Securing the property

This is pretty much standard procedure, however in an emotional situation things can get over looked. It may be advisable to change the locks so you know exactly who has access to the property. Installing an alarm if deemed necessary or ensuring that any current system is working correctly. In most situations it’s better to be safe than sorry, at the very least, make the property look secure.
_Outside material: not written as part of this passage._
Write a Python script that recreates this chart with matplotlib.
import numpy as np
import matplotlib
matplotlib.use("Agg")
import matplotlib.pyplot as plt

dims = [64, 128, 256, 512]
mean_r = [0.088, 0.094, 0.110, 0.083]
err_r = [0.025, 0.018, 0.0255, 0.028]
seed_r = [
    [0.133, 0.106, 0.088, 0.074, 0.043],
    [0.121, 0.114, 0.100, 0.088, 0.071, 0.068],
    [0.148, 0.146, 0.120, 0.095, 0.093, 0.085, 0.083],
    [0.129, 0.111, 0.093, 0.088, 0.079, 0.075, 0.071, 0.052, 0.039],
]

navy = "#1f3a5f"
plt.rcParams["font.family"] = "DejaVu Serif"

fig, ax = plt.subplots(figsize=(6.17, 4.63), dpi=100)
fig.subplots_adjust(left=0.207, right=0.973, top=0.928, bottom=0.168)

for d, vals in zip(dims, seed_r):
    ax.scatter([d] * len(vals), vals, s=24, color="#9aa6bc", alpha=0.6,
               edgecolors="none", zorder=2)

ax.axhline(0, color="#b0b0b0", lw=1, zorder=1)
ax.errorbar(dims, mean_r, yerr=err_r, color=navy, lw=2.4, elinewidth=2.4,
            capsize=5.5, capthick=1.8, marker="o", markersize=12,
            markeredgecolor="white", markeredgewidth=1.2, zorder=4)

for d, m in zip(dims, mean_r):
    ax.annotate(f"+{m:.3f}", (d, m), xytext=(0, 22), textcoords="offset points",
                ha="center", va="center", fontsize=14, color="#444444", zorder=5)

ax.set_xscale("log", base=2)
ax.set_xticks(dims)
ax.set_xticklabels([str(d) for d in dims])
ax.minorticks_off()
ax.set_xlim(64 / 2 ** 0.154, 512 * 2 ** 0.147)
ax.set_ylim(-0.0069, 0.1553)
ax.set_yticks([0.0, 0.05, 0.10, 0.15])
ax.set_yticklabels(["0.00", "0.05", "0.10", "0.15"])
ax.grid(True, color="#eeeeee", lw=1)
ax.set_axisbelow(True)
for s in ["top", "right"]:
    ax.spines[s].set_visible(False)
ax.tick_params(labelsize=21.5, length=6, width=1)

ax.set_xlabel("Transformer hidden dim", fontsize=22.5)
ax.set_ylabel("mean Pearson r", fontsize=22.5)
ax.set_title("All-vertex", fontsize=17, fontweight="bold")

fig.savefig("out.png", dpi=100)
It is advisable to remove all valuable or precious personal items from the property in case of break-ins. If you decide to use a company for clearance, they will quote on what is left in the property, to save confusion its best to remove any wanted items beforehand.

Property Condition

It’s important to remove any perishable items as soon as possible after the death and place in the refuse bins for collection. Fridges and freezers should be emptied and the doors left open to mitigate against unpleasant odours. If a property is left unoccupied for a significant period of time it will become dusty, attract insects and become run down. General maintenance of the property should be done so that it’s not obvious the property is vacant and to ensure you get the best price when selling. Leaving window dressings in place will help the property to look "lived in" and mitigate against vandalism.

Our main advice is keep on top of it and give the impression that someone is still living there.

Valuation of Property for the date of death

HMRC states that "For inheritance tax, the open market value of an asset is the price it might reasonably fetch if it was sold on the open market at the time of the transfer of that asset."

Countrywide advise to get a local estate agent to undertake a market appraisal, this is free and can be organised quickly and simply. You can decide to pay for a Royal Institute of Chartered Surveyors valuation (commonly known as RICS Date of Death or Probate Valuation). This is a market valuation from a professionally qualified surveyor based on comparable data and the structural integrity of the property.

You can of course also look at similar properties in the area and submit your own estimation, this does carry some risk. If the property sells for significantly more than the sum on the IHT Submission form you could be fined for not paying enough inheritance tax.